The race to become governor of Indonesia's capital was neck and neck in early counting today and heading for a second round between the incumbent Christian governor and a Muslim former education minister, sample counts showed.
The Jakarta polls has been overshadowed by religious tensions, with mass Islamist-led protests against Governor Basuki Tjahaja Purnama, an ethnic Chinese Christian.
The vote is also being widely seen as a proxy battle for the 2019 presidential election.
Purnama had secured 42.57 percent of the votes, just ahead of former minister Anies Baswedan in second place with 40.23 percent, based on a quick sample count of around 40 percent of the vote by private polling firm SMRC.
The other candidate, Agus Yudhoyono, was in third place with 17 percent. Other pollsters showed similar results.
A candidate needs to get more than 50 percent of the votes in the first round to win outright.
The job of governor can be a springboard to the presidency and weeks of campaigning have been overshadowed by mudslinging, political intrigue and rising hardline Islamist sentiment, raising questions about the role of religion in politics.
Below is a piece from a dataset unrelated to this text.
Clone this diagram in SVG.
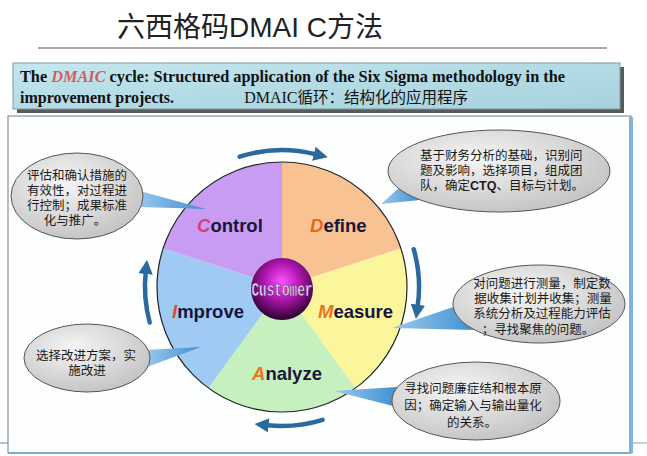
<svg xmlns="http://www.w3.org/2000/svg" width="647" height="456" viewBox="0 0 647 456">
<defs>
<style>
.cn{font-family:"Noto Sans CJK SC","Noto Sans",sans-serif;font-size:12.5px;fill:#1a1a1a;}
.lbl{font-family:"Liberation Sans",Arial,sans-serif;font-weight:bold;font-size:18.5px;fill:#16163a;}
.ini{font-style:italic;}
.arr{fill:none;stroke:#2b6a9e;stroke-width:4.5;stroke-linecap:round;marker-end:url(#ah);}
.ell{fill:url(#eg);stroke:#555;stroke-width:1;}
.wedge{fill:url(#wg);}
.ban{font-family:"Liberation Serif","Times New Roman",serif;font-weight:bold;font-size:16px;fill:#111;}
</style>
<marker id="ah" viewBox="0 0 10 10" refX="1" refY="5" markerWidth="3.2" markerHeight="3.4" orient="auto" markerUnits="strokeWidth">
<path d="M0,0 L10,5 L0,10 Z" fill="#2b6a9e"/>
</marker>
<radialGradient id="eg" cx="40%" cy="35%" r="70%">
<stop offset="0" stop-color="#f6f6f6"/>
<stop offset="1" stop-color="#c2c2c2"/>
</radialGradient>
<linearGradient id="wg" x1="0" y1="0" x2="1" y2="0">
<stop offset="0" stop-color="#9cc9ee"/>
<stop offset="1" stop-color="#3f8fd0"/>
</linearGradient>
<radialGradient id="sg" cx="50%" cy="38%" r="62%">
<stop offset="0" stop-color="#ff55ff"/>
<stop offset="0.45" stop-color="#b418b4"/>
<stop offset="1" stop-color="#2a002e"/>
</radialGradient>
<linearGradient id="bg" x1="0" y1="0" x2="1" y2="1">
<stop offset="0" stop-color="#c6e7ef"/>
<stop offset="0.5" stop-color="#b3dbe5"/>
<stop offset="1" stop-color="#a7d2dd"/>
</linearGradient>
</defs>
<rect width="647" height="456" fill="#ffffff"/>

<g id="title">
<text x="117" y="37" font-family="'Liberation Sans','Noto Sans CJK SC',sans-serif" font-size="28" fill="#222"><tspan font-family="'Noto Sans CJK SC',sans-serif">六西格码</tspan>DMAI C<tspan font-family="'Noto Sans CJK SC',sans-serif">方法</tspan></text>
<line x1="38" y1="48" x2="607" y2="48" stroke="#8a8a8a" stroke-width="1.5"/>
</g>

<g id="banner">
<rect x="17" y="67" width="607" height="46" fill="#5a5a5a"/>
<rect x="13" y="63" width="607" height="46" fill="url(#bg)" stroke="#7a9aa0" stroke-width="1"/>
<text class="ban" x="20" y="82" textLength="545" lengthAdjust="spacingAndGlyphs">The <tspan fill="#d0605a" font-style="italic">DMAIC</tspan> cycle: Structured application of the Six Sigma methodology in the</text>
<text class="ban" x="20" y="103">improvement projects.</text>
<text x="468" y="103" text-anchor="end" font-family="'Liberation Serif','Noto Sans CJK SC',serif" font-size="16" fill="#111">DMAIC<tspan font-family="'Noto Sans CJK SC',sans-serif" font-size="15.5">循环：结构化的应用程序</tspan></text>
</g>

<g id="panel">
<line x1="0" y1="443" x2="8" y2="443" stroke="#8fb7c6" stroke-width="1.5"/>
<line x1="632" y1="443" x2="647" y2="443" stroke="#a9cbb8" stroke-width="1.5"/>
<rect x="8" y="116" width="623" height="337" fill="#fdfefe" stroke="#6f7f86" stroke-width="1"/>
<line x1="631" y1="117" x2="631" y2="453" stroke="#7fb2de" stroke-width="4"/>
<line x1="8" y1="453" x2="631" y2="453" stroke="#6aa6c4" stroke-width="1.5"/>
</g>

<g id="connectors">
<path class="arr" d="M239.7,156.7 A137,137 0 0 1 315.2,154.1"/>
<path class="arr" d="M413.7,249.2 A137,137 0 0 1 417.7,306.1"/>
<path class="arr" d="M322.6,419.9 A139,139 0 0 1 267.4,425.3"/>
<path class="arr" d="M149.7,322.5 A137,137 0 0 1 145.7,272.6"/>
</g>

<g id="node-define">
<path d="M282,287 L282,162 A125,125 0 0 1 400.9,248.4 Z" fill="#f9c292"/>
<text class="lbl" x="310" y="232"><tspan class="ini" fill="#e36a18">D</tspan>efine</text>
</g>
<g id="node-measure">
<path d="M282,287 L400.9,248.4 A125,125 0 0 1 355.5,388.1 Z" fill="#fbf59c"/>
<text class="lbl" x="318" y="318"><tspan class="ini" fill="#e8751e">M</tspan>easure</text>
</g>
<g id="node-analyze">
<path d="M282,287 L355.5,388.1 A125,125 0 0 1 208.5,388.1 Z" fill="#c6f1bf"/>
<text class="lbl" x="252" y="380"><tspan class="ini" fill="#ee7420">A</tspan>nalyze</text>
</g>
<g id="node-improve">
<path d="M282,287 L208.5,388.1 A125,125 0 0 1 163.1,248.4 Z" fill="#9fcaf4"/>
<text class="lbl" x="172" y="318"><tspan class="ini" fill="#e04a30">I</tspan>mprove</text>
</g>
<g id="node-control">
<path d="M282,287 L163.1,248.4 A125,125 0 0 1 282,162 Z" fill="#c99cf3"/>
<text class="lbl" x="197" y="232"><tspan class="ini" fill="#d8407a">C</tspan>ontrol</text>
</g>
<circle cx="282" cy="287" r="125" fill="none" stroke="#222" stroke-width="1.2"/>

<g id="node-customer">
<circle cx="282" cy="289" r="31" fill="url(#sg)"/>
<text x="282" y="296" text-anchor="middle" font-family="'Liberation Mono','DejaVu Sans Mono',monospace" font-weight="bold" font-size="21" textLength="61" lengthAdjust="spacingAndGlyphs" fill="#f6e8f8" stroke="#5a1a6a" stroke-width="0.7">Customer</text>
</g>

<g id="callout-control">
<polygon class="wedge" points="136,190 139,207 206,209"/>
<ellipse class="ell" cx="77" cy="196" rx="66" ry="43"/>
<text class="cn" text-anchor="middle" x="77" y="180">评估和确认措施的</text>
<text class="cn" text-anchor="middle" x="77" y="195">有效性，对过程进</text>
<text class="cn" text-anchor="middle" x="77" y="210">行控制；成果标准</text>
<text class="cn" text-anchor="middle" x="75" y="225">化与推广。</text>
</g>

<g id="callout-define">
<polygon class="wedge" points="381,204 408,180 420,200"/>
<ellipse class="ell" cx="499" cy="171" rx="111" ry="41"/>
<text class="cn" x="420" y="160">基于财务分析的基础，识别问</text>
<text class="cn" x="420" y="175">题及影响，选择项目，组成团</text>
<text class="cn" x="420" y="190">队，确定<tspan font-family="'Liberation Sans',Arial,sans-serif" font-weight="bold">CTQ</tspan>、目标与计划。</text>
</g>

<g id="callout-measure">
<polygon class="wedge" points="392,328 462,304 476,330"/>
<ellipse class="ell" cx="539" cy="304" rx="86" ry="39"/>
<text class="cn" text-anchor="middle" x="542" y="288">对问题进行测量，制定数</text>
<text class="cn" text-anchor="middle" x="543" y="303">据收集计划并收集；测量</text>
<text class="cn" text-anchor="middle" x="542" y="318">系统分析及过程能力评估</text>
<text class="cn" text-anchor="middle" x="538" y="334">；寻找聚焦的问题。</text>
</g>

<g id="callout-analyze">
<polygon class="wedge" points="334,391 397,387 397,407"/>
<ellipse class="ell" cx="476" cy="401" rx="84" ry="39"/>
<text class="cn" text-anchor="middle" x="473" y="393">寻找问题廉症结和根本原</text>
<text class="cn" text-anchor="middle" x="473" y="410">因；确定输入与输出量化</text>
<text class="cn" text-anchor="middle" x="472" y="427">的关系。</text>
</g>

<g id="callout-improve">
<polygon class="wedge" points="145,350 147,367 201,347"/>
<ellipse class="ell" cx="87" cy="358" rx="63" ry="34"/>
<text class="cn" text-anchor="middle" x="86" y="360">选择改进方案，实</text>
<text class="cn" text-anchor="middle" x="87" y="375">施改进</text>
</g>
</svg>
"We hope that everybody can return as a family after these elections," President Joko Widodo said after voting in Jakarta earlier today.
Purnama was a deputy to Joko when he was the previous Jakarta governor and Joko's party is backing him.
Purnama has been campaigning while on trial on a charge of insulting the Quran, a case that has brought Muslims onto the streets, urging voters to shun a non-Muslim as leader.
He denies the charge and after dipping in opinion polls his support rebounded, which analysts attribute to his record of improving the bureaucracy and easing congestion and flooding in Jakarta.
Indonesia has the world's largest Muslim population but is officially secular and home to minority Christian and Hindu communities, as well as hundreds of ethnic groups.
Baswedan is backed by a former general who Joko beat in the last presidential election in 2014, Prabowo Subianto, who is promising a comeback to the national stage.
The elections in the capital, alongside scores of other regional polls in the world's third-largest democracy, were peaceful and mostly running without hitches, police said.
Police had deployed 75,000 personnel across Indonesia with 16,000 in Jakarta, concerned hardline Muslim groups may again take to the streets to oppose Purnama.